To empirically evaluate the proposed estimator’s performance, we utilize the Australian Institute of Sport dataset, as presented by Telford and Cunningham49 and is available in the R software through the GLMsData package under the name AIS. This dataset encompasses physical and blood measurements of high-performance athletes from various sports, including basketball (BBall), field events, gymnastics (Gym), netball, rowing, swimming (Swim), track events over 400 meters (T400m), tennis, track sprints (TPSprnt), and water polo (WPolo). The dataset contains information for 202 athletes, comprising 102 males and 100 females. The response variable in this dataset is the plasma ferritin (in ng per decilitre) (y). In addition, the dataset includes 10 explanatory variables lean body mass (in kg) (\(x_1\)), height (in cm) (\(x_2\)), weight (in kg) (\(x_3\)), body mass index (in \(\textrm{kg}/\textrm{m}^{2}\)) (\(x_4\)), the sum of skin folds (\(x_5\)), percentage body fat (\(x_6\)), red blood cell count (in \(10^{12}\) per liter) (\(x_7\)), white blood cell count (in \(10^{12}\) per liter) (\(x_8\)), hematocrit (in percent) (\(x_9\)), and hemoglobin concentration (in grams per deciliter) (\(x_{10}\))

The dependent variable in this analysis is count data, which necessitates appropriate models. To determine the best model for the relationship between the dependent variable and the explanatory variables in the context of the number of equations and citation data, we compared four models: the PRM, NBRM, COMPRM, and PIGRM. We evaluated the models based on three criteria: LL, AIC, and BIC. A lower AIC, BIC, and higher LL indicate a more suitable model. As shown in Table 13, the PIGRM provides the best fit, with the lowest AIC and BIC values and the highest LL.

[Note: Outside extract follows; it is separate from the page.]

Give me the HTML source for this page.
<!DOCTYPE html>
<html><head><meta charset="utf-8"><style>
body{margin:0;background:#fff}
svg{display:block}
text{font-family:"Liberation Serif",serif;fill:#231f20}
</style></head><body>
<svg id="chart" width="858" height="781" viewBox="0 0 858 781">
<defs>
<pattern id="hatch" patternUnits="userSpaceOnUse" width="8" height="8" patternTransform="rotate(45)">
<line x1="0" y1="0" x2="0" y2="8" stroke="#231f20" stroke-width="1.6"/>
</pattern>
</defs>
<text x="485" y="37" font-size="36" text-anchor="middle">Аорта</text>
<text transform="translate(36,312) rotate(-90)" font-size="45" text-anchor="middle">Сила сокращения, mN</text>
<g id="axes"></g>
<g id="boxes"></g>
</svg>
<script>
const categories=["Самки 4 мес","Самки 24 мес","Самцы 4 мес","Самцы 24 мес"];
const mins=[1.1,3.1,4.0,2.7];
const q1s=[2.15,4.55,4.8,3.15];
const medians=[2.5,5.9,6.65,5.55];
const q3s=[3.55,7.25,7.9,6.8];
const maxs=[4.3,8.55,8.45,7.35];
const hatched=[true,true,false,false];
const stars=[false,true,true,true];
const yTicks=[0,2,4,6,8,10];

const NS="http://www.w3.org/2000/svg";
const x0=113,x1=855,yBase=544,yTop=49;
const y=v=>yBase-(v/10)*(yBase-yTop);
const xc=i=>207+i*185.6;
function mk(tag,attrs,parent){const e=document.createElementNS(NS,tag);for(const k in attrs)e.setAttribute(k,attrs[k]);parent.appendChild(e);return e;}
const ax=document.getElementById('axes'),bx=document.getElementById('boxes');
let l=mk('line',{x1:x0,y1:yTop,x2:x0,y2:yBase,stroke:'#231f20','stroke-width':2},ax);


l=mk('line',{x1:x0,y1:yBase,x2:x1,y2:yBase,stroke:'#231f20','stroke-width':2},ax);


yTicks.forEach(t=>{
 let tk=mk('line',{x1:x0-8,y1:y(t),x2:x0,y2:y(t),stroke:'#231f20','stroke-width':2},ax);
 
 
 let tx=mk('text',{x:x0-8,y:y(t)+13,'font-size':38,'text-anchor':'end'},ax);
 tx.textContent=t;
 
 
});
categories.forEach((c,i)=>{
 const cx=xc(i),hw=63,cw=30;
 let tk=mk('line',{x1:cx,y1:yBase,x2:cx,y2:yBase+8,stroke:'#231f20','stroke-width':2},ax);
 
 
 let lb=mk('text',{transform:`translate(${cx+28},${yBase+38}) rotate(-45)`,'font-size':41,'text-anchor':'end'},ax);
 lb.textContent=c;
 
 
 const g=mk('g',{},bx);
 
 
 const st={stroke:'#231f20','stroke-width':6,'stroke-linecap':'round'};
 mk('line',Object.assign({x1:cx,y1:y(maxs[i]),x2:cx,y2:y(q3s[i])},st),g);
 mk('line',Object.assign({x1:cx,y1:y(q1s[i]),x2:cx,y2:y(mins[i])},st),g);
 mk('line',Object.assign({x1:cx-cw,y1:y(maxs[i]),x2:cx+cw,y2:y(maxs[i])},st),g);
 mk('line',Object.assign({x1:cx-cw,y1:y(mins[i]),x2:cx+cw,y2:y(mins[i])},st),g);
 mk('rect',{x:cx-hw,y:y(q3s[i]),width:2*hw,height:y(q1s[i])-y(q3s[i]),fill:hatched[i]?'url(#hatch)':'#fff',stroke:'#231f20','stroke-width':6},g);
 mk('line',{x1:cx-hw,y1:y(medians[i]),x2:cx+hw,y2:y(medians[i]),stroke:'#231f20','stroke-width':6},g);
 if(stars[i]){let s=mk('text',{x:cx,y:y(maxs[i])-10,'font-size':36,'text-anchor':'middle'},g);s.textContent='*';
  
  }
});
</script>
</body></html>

The dataset includes ten explanatory variables, the eigenvalues of the matrix \(X^T \hat{W} X\) are: 30689803.431, 702460.991, 114401.412, 8572.263, 1996.989, 1704.116, 1019.529, 123.657, 94.052, 19.553, and 0.037. Multicollinearity was assessed using the CN and VIFs. The observed CN value of 28699.25, alongside VIF values of 442.07, 56.21, 516.80, 79.96, 22.75, 7.27, 1.09, 15.95, 12.23, and 62.66, indicates substantial multicollinearity among the variables. These findings are further corroborated by the correlation matrix shown in Fig. 3. Such evidence highlights the necessity for careful interpretation and potential adjustments in subsequent analyses to mitigate the impact of multicollinearity.

Fig. 3
figure 3

Correlation matrix for explanatory variables in the Australian Institute of Sports data.

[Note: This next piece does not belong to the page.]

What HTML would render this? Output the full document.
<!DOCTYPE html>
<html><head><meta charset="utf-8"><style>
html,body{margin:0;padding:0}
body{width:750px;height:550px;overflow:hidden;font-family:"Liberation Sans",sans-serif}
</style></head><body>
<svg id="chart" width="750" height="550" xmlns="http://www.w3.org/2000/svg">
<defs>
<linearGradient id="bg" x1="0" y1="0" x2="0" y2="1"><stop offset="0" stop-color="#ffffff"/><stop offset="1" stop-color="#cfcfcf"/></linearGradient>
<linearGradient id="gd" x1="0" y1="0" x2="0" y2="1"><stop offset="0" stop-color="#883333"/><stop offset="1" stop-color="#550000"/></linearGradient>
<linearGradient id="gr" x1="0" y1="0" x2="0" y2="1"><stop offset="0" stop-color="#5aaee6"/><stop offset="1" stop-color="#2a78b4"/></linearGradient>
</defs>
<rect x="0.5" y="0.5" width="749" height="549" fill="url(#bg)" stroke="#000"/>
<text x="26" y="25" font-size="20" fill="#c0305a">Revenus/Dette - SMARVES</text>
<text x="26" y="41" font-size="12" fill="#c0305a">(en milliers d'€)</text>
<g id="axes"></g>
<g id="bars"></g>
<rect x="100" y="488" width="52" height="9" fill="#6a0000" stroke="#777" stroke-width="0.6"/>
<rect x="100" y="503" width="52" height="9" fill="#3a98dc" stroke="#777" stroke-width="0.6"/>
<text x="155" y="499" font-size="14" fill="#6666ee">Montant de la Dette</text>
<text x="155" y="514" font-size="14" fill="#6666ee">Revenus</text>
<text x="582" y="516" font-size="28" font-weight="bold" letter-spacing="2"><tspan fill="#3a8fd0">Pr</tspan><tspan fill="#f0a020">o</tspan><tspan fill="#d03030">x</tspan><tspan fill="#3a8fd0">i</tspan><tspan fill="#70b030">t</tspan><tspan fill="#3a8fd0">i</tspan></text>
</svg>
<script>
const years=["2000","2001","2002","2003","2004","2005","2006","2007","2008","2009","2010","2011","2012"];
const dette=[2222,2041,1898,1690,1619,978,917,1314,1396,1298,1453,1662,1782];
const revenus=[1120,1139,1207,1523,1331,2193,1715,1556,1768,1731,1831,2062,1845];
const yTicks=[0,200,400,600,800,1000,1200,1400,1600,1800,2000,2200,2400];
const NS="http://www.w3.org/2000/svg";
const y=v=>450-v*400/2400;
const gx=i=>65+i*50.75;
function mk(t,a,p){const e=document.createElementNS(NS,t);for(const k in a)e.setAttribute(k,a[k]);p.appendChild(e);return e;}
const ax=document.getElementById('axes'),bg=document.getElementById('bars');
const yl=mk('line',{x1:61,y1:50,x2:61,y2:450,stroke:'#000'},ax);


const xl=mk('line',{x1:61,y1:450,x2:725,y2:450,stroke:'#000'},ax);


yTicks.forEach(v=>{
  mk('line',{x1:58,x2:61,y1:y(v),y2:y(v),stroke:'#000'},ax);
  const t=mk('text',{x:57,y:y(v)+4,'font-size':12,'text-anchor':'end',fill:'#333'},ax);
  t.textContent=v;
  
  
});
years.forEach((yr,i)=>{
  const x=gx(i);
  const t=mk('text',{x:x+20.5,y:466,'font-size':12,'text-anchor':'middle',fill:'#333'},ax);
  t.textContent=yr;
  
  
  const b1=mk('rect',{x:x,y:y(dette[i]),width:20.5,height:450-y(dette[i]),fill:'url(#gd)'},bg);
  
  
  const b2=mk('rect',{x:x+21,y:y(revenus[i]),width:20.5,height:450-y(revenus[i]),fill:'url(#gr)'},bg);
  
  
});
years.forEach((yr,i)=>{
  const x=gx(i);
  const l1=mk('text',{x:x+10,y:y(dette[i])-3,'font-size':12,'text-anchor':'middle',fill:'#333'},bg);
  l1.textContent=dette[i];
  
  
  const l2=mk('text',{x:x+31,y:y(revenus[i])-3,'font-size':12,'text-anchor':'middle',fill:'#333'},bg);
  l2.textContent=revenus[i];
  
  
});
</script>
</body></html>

Table 13 Comparison of model performance for the Australian Institute of Sports data.
Table 14 Coefficients and MSEs of Estimators for the Australian Institute of Sports Data.

The coefficients for the PIGRM were estimated using three methods: MLE, PIGRRE, and PIGGRE, as outlined in equations 8, 11, and 17. The corresponding MSEs were calculated based on equations 10, 16, and 21. The results indicate that MLE performs less effectively than PIGRRE, as reflected by its higher MSE values. In contrast, PIGGRE shows superior performance, with consistently lower MSEs compared to both MLE and PIGRRE. Additionally, a comparison of the ridge parameter estimators in PIGGRE, shown in Table 14, highlights that estimators \(\hat{K}_1\) and \(\hat{K}_4\) outperform \(\hat{K}_2\), \(\hat{K}_3\), and \(\hat{K}_5\) in PIGGRE. This can be attributed to the nature of the data, including the degree of multicollinearity among the predictors, the level of dispersion, and the sample size. These factors collectively influence the performance of the estimators and the sensitivity of each to the choice of the biasing parameter K. Overall, the PIGGRE estimator demonstrates superior performance, which is consistent with both the simulation results and the findings of the first application.

Conclusion

The PIGRM is one of the most widely used models for analyzing overdispersed count data. In the PIGRM, MLE is used to estimate regression coefficients. However, when the explanatory variables are highly correlated, this leads to multicollinearity, a problem that reduces the reliability of the regression coefficients and inflates the variance. To address this, we introduced in this paper a new biased estimation method called the PIGGRE, which uses shrinkage parameter techniques to reduce the effect of multicollinearity. We evaluated the performance of the proposed PIGGRE through simulation studies with different scenarios, such as sample sizes, levels of dispersion, multicollinearity, and number of predictors. The results showed that PIGGRE outperformed both MLE and PIGRRE. In particular, using shrinkage parameters \(K_1\) and \(K_3\) resulted in the lowest MSE, demonstrating higher accuracy. To confirm the simulation study results, we also applied the proposed PIGGRE to two real datasets. The results of these applications provided significant support and confirmation of the simulation results, demonstrating the advantages of using PIGGRE. Therefore, we recommend using PIGGRE with values of \(K_1\) and \(K_3\) to address multicollinearity in PIGRM. This approach could be extended in future work to other models, such as the zero-inflated negative binomial model, the zero-inflated Poisson model, and the Conway-Maxwell-Poisson model. Although PIGGRE outperforms in the context of PIGRM under multicollinearity, there is one important limitation worth mentioning. The estimator’s performance depends mainly on the K values, which balance bias and variance, and suboptimal K values can affect the estimator’s performance, making the estimator sensitive to the choice of parameters. Further improvements could be achieved by incorporating accurate estimation techniques, such as those proposed by Omara50 and Lukman et al.51.